Many of the American bishops headed for five-star hotels on the plush Via Veneto. One bishop checked into a hotel where a meeting of Anglican bishops and priests was in progress.

As usual in such expensive accommodation, the servants laid out the night attire while the guests were at dinner. When the Catholic bishop entered his room, he saw to his amazement his pyjamas on one pillow and his lace surplice arranged on the other as if it were his wife’s nightgown!

They came from the East
Eastern rite (Uniate) bishops were also there with their crowns and head dresses – the Maronites from Tyre and Tripoli, Baalbek, Nisibis, Cairo and Cyprus led by His Holiness the Patriarch Meouchi of Antioch, proud of 700 years’ resistance to Arabs and Turks.

The fiery Maximos IV Saigh led the Melchites from Aleppo, Antioch and Jerusalem, ready to fight for the ancient ways of the East in a church he felt was too Romanised.

The bearded bishops of other ancient rites were also there – the Syro Malabars, the Malankaras, the Copts, the Chaldeans and Armenians all in full communion with Rome as Uniates.

The Orthodox churches had been invited but for various reasons did not attend the first session except, in a surprise, last-minute move, communist Russia allowed the patriarch of Moscow to send two delegates to join the non-Catholic observers. Khrushchev had admired Pope John’s appeal to himself and US President John Kennedy over the Cuban crisis which had helped to heal that impending war that might have turned nuclear. Again, Pope John’s intervention bore fruit.

Opening

President Segni of Italy proclaimed the council’s opening day, a holiday and thousands flocked to St Peter’s Square. Some 2,318 bishops, in different headdresses, marched out of the papal palace’s bronze doors in rows of sixes, swung right across St Peter’s Square, then right again up the steps into the basilica entering the multi-tiered seats arranged in grandstand style, leaving a large central aisle for the Papal procession.

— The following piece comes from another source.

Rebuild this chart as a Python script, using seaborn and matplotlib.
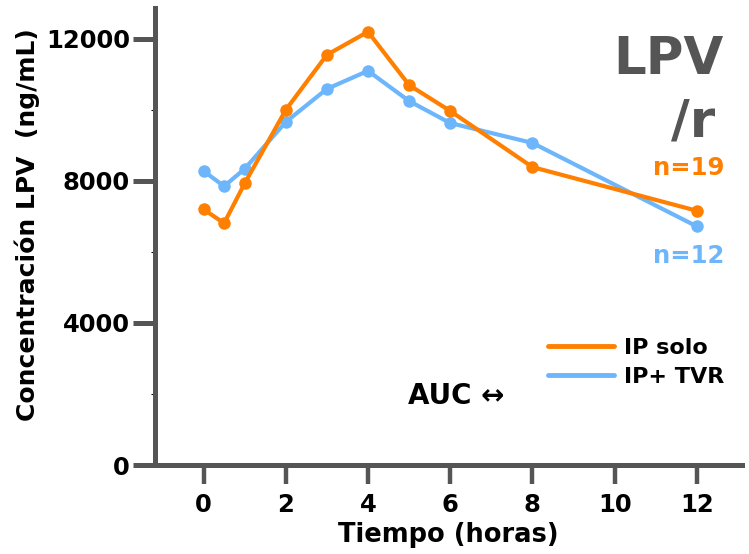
import matplotlib
matplotlib.use("Agg")
import matplotlib.pyplot as plt
from matplotlib.lines import Line2D
from matplotlib.ticker import MultipleLocator
import pandas as pd
import seaborn as sns

# Lopinavir concentration over time (ng/mL)
tiempo = [0, 0.5, 1, 2, 3, 4, 5, 6, 8, 12]
ip_solo = [7200, 6810, 7930, 10000, 11550, 12200, 10700, 9970, 8390, 7160]
ip_tvr = [8280, 7850, 8340, 9660, 10590, 11100, 10250, 9630, 9070, 6720]
series_names = ["IP solo", "IP+ TVR"]
x_ticks = [0, 2, 4, 6, 8, 10, 12]
y_ticks = [0, 4000, 8000, 12000]

ORANGE = "#FF8000"
BLUE = "#6DB6FC"
AXIS = "#555555"

df = pd.DataFrame({
    "tiempo": tiempo * 2,
    "conc": ip_solo + ip_tvr,
    "grupo": [series_names[0]] * len(tiempo) + [series_names[1]] * len(tiempo),
})

sns.set_theme(style="white")
plt.rcParams["font.family"] = ["DejaVu Sans"]
plt.rcParams["font.weight"] = "bold"
plt.rcParams["text.color"] = "black"
plt.rcParams["axes.labelcolor"] = "black"

fig = plt.figure(figsize=(7.49, 5.54), dpi=100)
ax = fig.add_axes([0.207, 0.1606, 0.7837, 0.825])

# blue first so the orange curve sits on top
for name, color in [(series_names[1], BLUE), (series_names[0], ORANGE)]:
    sns.lineplot(data=df[df["grupo"] == name], x="tiempo", y="conc",
                 color=color, linewidth=3.0, marker="o", markersize=9,
                 markeredgewidth=0, ax=ax, legend=False)

ax.set_xlim(-1.18, 13.1)
ax.set_ylim(0, 12870)
ax.set_xticks(x_ticks)
ax.set_yticks(y_ticks)
ax.yaxis.set_minor_locator(MultipleLocator(2000))

for side in ["top", "right"]:
    ax.spines[side].set_visible(False)
for side in ["left", "bottom"]:
    ax.spines[side].set_color(AXIS)
    ax.spines[side].set_linewidth(3.6)

ax.tick_params(axis="y", which="major", direction="out", length=16, width=3.6,
               color=AXIS, labelcolor="black", labelsize=17.5, pad=2, left=True)
ax.tick_params(axis="y", which="minor", direction="out", length=3, width=0.8,
               color="black", left=True)
ax.tick_params(axis="x", which="major", direction="out", length=14, width=3.2,
               color=AXIS, labelcolor="black", labelsize=17.5, pad=6, bottom=True)
for lbl in ax.get_xticklabels() + ax.get_yticklabels():
    lbl.set_fontweight("bold")

ax.set_xlabel("Tiempo (horas)", fontsize=18.5, fontweight="bold", labelpad=4)
ax.set_ylabel("Concentración LPV  (ng/mL)", fontsize=18, fontweight="bold")
ax.yaxis.set_label_coords(-0.196, 0.525)

handles = [Line2D([0], [0], color=ORANGE, lw=3.5),
           Line2D([0], [0], color=BLUE, lw=3.5)]
leg = ax.legend(handles, series_names, loc="center left",
                bbox_to_anchor=(0.635, 0.225), frameon=False,
                handlelength=3.0, handletextpad=0.45, labelspacing=0.4,
                prop={"weight": "bold", "size": 16})

ax.text(11.3, 11400, "LPV", fontsize=37, fontweight="bold", color=AXIS,
        ha="center", va="center")
ax.text(11.9, 9640, "/r", fontsize=37, fontweight="bold", color=AXIS,
        ha="center", va="center")
ax.text(11.8, 8350, "n=19", fontsize=17.5, fontweight="bold", color=ORANGE,
        ha="center", va="center")
ax.text(11.8, 5900, "n=12", fontsize=17.5, fontweight="bold", color=BLUE,
        ha="center", va="center")
ax.text(6.15, 1950, "AUC \u2194", fontsize=20, fontweight="bold", color="black",
        ha="center", va="center")

fig.savefig("out.png", dpi=100)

Pope John had been persuaded to mount the Sedia Gestatoria so he could be seen by the crowds but insisted on dismounting before he entered the basilica preceded by the Patriarchs and Cardinals.

He crossed the aisle to the altar thrilled by the thousands of bishops, superiors of religious orders, non-Catholic observers and members of the royal and aristocratic families of Europe, politicians and ambassadors all watching him.

Archbishop Enrico Dante, the Pope’s sacristan, had planned the usual Roman pageant of sparkling ceremonies, vestments, numerous candles and incense interspersed with the beautiful music of the Sistine Choir.

He was rather frustrated when Pope John changed the papal throne on a spot, two metres above the sanctuary floor, and ordered instead a simple brocade chair put on the highest level of the Bernini altar ‘so everyone can see a little better’.

He modified the ceremony of obeisance of the Cardinals and Archbishops and ordered the gospel to be sung in Arabic and old Slavonic as well as in Latin and Greek to show the universality of the church.

Cardinal Tisserant, the Dean of the Sacred College of Cardinals, was the main celebrant and, after Mass, John read an ancient profession of faith repeated by all the bishops. The Secretary-General carried an ornate 15th century book of the gospel to the altar, opened it at the first chapter of St John, and the church’s 2000 years of history was climaxed by the opening of its 21st General Council.